Mr. Trump is sure that the U.S. employers hire foreign workers to save money, as having higher-paid Americans could be much more expensive. Under his executive order, the employers must assure the arriving employees are more skilled and best-paid immigrant workers.

Such intents to restrict immigration for sure can hurt some of the biggest users of the H-1B program — the outsourcing companies, which invite thousands of immigrants each year on lower salaries.
It will also hurt start-ups and smaller firms with a relatively small money turnover to compete on wages.
Last month the Trump administration said about reducing the number of eligible foreign entrepreneurs to move to the United States to start business.

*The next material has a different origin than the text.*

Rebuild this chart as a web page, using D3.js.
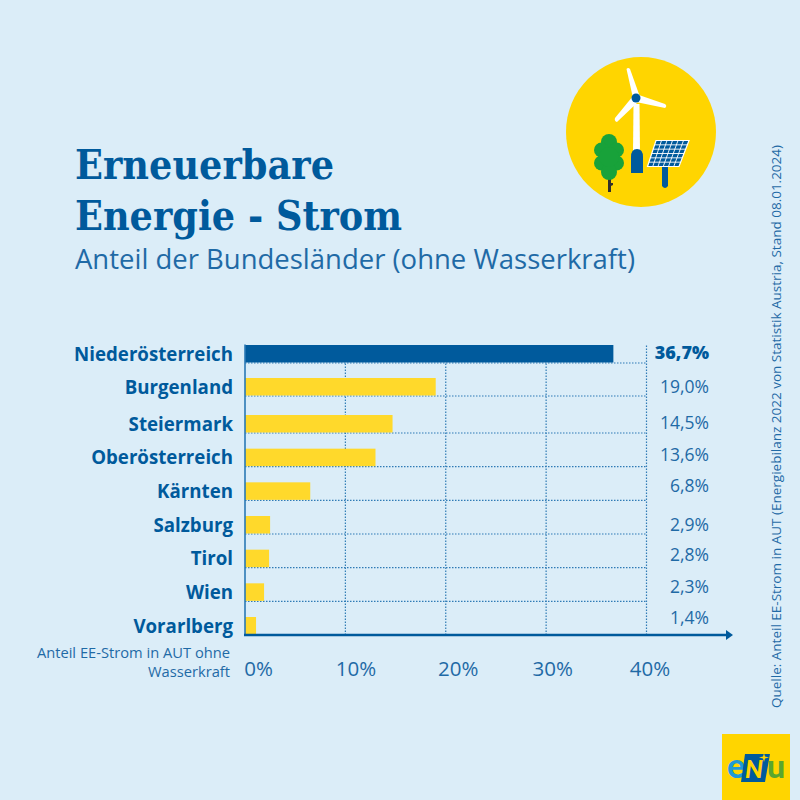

Thus, now it is obvious to say the business area is driven by immigration. This have become the reason for other countries to try to attract foreign engineers and entrepreneurs who might rely on the American H-1B visa program.

For example, this June Canada introduced a new visa program that makes it easier for companies to recruit foreign specialists, which promises to approve two-year visas in less than two weeks. Moreover, it has no any limit in the number of applicants available, which is pretty good compared to difficulties in receiving H1-B visa.
“Canada is seizing its moment,” said Navdeep Singh Bains, the country’s federal minister of innovation, science and economic development. “We’re open to trade and people.”

Another surprising example is the President of France, Emmanuel Macron, who said: “To all scientists, engineers, entrepreneurs, responsible citizens who were disappointed by the decision of the president of the United States, I want to say that they will find in France a second home.”